Your objective — Everything from the line with "Output the web" through the line with "var yTicks = d3.range(0, 12001, 1000);", inclusive, should be repeated exactly, except the pictures.

Supplied records —
>>>
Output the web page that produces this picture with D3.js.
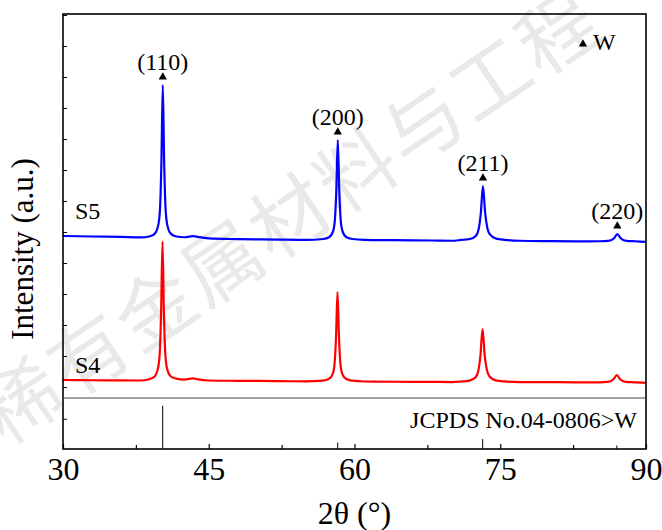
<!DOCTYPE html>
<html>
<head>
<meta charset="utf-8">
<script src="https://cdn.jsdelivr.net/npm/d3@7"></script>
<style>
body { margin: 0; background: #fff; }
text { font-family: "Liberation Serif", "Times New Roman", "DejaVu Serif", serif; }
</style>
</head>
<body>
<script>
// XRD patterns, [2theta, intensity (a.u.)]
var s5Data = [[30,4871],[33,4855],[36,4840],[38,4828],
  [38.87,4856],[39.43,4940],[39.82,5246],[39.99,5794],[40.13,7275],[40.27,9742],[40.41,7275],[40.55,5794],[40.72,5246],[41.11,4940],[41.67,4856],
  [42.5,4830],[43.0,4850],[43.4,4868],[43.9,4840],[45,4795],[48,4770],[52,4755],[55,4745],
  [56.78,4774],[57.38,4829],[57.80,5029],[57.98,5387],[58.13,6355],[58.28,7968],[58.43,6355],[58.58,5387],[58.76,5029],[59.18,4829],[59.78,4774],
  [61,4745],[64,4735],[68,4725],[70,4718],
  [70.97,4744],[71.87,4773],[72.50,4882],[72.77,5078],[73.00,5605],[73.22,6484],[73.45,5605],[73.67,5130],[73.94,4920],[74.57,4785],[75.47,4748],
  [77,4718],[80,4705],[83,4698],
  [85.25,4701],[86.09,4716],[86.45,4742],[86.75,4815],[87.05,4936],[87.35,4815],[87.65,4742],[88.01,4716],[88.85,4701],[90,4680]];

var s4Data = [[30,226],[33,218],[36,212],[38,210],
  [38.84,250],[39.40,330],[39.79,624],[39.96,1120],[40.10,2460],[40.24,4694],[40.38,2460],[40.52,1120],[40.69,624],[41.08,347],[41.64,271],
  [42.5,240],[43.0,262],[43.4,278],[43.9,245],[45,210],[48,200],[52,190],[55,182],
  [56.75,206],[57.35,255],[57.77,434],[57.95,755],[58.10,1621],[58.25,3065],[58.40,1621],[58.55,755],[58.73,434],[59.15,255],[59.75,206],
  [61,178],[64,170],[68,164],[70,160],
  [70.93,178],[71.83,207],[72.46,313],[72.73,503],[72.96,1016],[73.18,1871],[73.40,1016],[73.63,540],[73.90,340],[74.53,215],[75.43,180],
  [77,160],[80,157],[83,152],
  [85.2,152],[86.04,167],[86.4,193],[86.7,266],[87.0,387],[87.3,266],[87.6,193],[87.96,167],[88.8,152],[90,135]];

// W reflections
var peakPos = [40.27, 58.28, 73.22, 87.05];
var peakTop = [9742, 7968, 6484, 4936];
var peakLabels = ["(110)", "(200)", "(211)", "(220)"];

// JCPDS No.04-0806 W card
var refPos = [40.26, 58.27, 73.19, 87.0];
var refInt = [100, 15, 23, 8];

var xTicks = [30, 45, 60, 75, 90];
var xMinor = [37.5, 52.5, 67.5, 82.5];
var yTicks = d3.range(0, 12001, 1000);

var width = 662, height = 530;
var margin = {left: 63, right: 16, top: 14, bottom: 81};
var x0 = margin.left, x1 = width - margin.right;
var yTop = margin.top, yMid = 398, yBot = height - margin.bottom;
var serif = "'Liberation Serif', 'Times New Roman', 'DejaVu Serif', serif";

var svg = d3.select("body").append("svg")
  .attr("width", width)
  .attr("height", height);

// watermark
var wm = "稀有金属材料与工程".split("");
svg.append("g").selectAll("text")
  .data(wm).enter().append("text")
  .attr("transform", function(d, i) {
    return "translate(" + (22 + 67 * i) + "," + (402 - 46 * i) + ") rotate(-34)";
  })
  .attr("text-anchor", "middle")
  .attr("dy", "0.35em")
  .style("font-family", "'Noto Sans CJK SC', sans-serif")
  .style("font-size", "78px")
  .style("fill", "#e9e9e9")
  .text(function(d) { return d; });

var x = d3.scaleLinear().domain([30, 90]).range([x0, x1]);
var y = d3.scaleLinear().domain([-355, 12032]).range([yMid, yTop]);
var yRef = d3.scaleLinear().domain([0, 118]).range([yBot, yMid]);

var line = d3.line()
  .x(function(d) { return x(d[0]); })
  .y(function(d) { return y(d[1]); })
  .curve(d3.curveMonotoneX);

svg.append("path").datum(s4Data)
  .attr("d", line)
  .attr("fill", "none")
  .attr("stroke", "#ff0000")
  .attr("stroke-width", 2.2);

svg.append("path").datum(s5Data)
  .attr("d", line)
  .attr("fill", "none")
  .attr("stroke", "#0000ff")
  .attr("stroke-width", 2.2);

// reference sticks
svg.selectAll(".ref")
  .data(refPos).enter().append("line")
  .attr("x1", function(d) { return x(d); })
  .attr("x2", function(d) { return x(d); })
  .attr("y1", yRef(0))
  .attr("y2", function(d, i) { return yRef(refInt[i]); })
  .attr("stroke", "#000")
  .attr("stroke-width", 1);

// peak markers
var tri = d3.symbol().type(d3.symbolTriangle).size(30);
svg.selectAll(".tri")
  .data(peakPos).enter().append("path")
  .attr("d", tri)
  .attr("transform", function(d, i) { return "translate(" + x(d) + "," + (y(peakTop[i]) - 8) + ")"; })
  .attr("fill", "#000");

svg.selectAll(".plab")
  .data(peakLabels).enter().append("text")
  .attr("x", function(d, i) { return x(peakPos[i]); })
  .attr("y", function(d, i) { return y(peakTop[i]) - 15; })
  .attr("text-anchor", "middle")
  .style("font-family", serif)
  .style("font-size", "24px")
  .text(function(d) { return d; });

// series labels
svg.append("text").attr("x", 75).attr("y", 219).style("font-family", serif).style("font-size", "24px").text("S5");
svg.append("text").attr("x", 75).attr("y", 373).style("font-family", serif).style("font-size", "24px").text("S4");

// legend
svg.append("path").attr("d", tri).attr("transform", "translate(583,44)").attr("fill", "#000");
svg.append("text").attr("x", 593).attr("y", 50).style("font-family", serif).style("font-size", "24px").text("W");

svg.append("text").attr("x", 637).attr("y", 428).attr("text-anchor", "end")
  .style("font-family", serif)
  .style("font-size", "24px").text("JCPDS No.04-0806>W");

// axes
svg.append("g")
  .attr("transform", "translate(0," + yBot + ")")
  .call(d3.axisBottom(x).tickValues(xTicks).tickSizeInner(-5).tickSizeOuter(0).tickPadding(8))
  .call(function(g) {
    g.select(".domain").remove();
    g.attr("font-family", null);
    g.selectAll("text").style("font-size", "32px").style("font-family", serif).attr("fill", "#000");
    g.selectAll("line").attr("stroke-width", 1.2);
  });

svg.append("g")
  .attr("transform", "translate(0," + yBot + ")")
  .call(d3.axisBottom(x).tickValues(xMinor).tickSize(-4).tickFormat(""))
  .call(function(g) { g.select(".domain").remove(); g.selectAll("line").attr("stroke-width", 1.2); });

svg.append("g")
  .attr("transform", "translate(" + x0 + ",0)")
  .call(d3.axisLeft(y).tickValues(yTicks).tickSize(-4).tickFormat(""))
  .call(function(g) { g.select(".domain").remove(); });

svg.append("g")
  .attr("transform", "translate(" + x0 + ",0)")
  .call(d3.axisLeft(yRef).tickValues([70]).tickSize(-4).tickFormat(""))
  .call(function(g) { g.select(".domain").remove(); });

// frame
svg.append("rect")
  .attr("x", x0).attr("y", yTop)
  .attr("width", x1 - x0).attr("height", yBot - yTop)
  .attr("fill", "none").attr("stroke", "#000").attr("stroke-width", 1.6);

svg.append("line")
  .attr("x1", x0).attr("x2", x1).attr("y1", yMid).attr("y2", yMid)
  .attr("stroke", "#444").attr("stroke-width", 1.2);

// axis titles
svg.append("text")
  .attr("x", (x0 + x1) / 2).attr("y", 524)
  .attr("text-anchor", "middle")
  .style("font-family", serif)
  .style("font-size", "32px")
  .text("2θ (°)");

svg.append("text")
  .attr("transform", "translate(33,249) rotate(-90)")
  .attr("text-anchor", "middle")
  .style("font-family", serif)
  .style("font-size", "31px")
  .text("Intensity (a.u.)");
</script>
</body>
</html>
<<<
>>>
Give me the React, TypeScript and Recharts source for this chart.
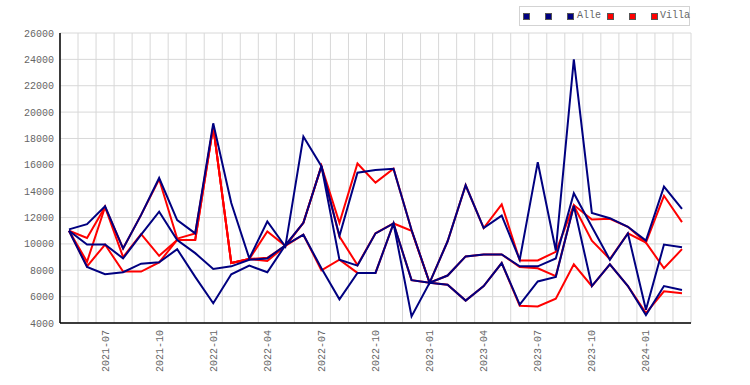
<<<
Exercise response —
Output the web page that produces this picture with D3.js.
<!DOCTYPE html>
<html>
<head>
<meta charset="utf-8">
<script src="https://cdn.jsdelivr.net/npm/d3@7"></script>
<style>
body { margin: 0; background: #fff; }
text { font-family: "Liberation Serif", "Times New Roman", "DejaVu Serif", serif; }
</style>
</head>
<body>
<script>
// XRD patterns, [2theta, intensity (a.u.)]
var s5Data = [[30,4871],[33,4855],[36,4840],[38,4828],
  [38.87,4856],[39.43,4940],[39.82,5246],[39.99,5794],[40.13,7275],[40.27,9742],[40.41,7275],[40.55,5794],[40.72,5246],[41.11,4940],[41.67,4856],
  [42.5,4830],[43.0,4850],[43.4,4868],[43.9,4840],[45,4795],[48,4770],[52,4755],[55,4745],
  [56.78,4774],[57.38,4829],[57.80,5029],[57.98,5387],[58.13,6355],[58.28,7968],[58.43,6355],[58.58,5387],[58.76,5029],[59.18,4829],[59.78,4774],
  [61,4745],[64,4735],[68,4725],[70,4718],
  [70.97,4744],[71.87,4773],[72.50,4882],[72.77,5078],[73.00,5605],[73.22,6484],[73.45,5605],[73.67,5130],[73.94,4920],[74.57,4785],[75.47,4748],
  [77,4718],[80,4705],[83,4698],
  [85.25,4701],[86.09,4716],[86.45,4742],[86.75,4815],[87.05,4936],[87.35,4815],[87.65,4742],[88.01,4716],[88.85,4701],[90,4680]];

var s4Data = [[30,226],[33,218],[36,212],[38,210],
  [38.84,250],[39.40,330],[39.79,624],[39.96,1120],[40.10,2460],[40.24,4694],[40.38,2460],[40.52,1120],[40.69,624],[41.08,347],[41.64,271],
  [42.5,240],[43.0,262],[43.4,278],[43.9,245],[45,210],[48,200],[52,190],[55,182],
  [56.75,206],[57.35,255],[57.77,434],[57.95,755],[58.10,1621],[58.25,3065],[58.40,1621],[58.55,755],[58.73,434],[59.15,255],[59.75,206],
  [61,178],[64,170],[68,164],[70,160],
  [70.93,178],[71.83,207],[72.46,313],[72.73,503],[72.96,1016],[73.18,1871],[73.40,1016],[73.63,540],[73.90,340],[74.53,215],[75.43,180],
  [77,160],[80,157],[83,152],
  [85.2,152],[86.04,167],[86.4,193],[86.7,266],[87.0,387],[87.3,266],[87.6,193],[87.96,167],[88.8,152],[90,135]];

// W reflections
var peakPos = [40.27, 58.28, 73.22, 87.05];
var peakTop = [9742, 7968, 6484, 4936];
var peakLabels = ["(110)", "(200)", "(211)", "(220)"];

// JCPDS No.04-0806 W card
var refPos = [40.26, 58.27, 73.19, 87.0];
var refInt = [100, 15, 23, 8];

var xTicks = [30, 45, 60, 75, 90];
var xMinor = [37.5, 52.5, 67.5, 82.5];
var yTicks = d3.range(0, 12001, 1000);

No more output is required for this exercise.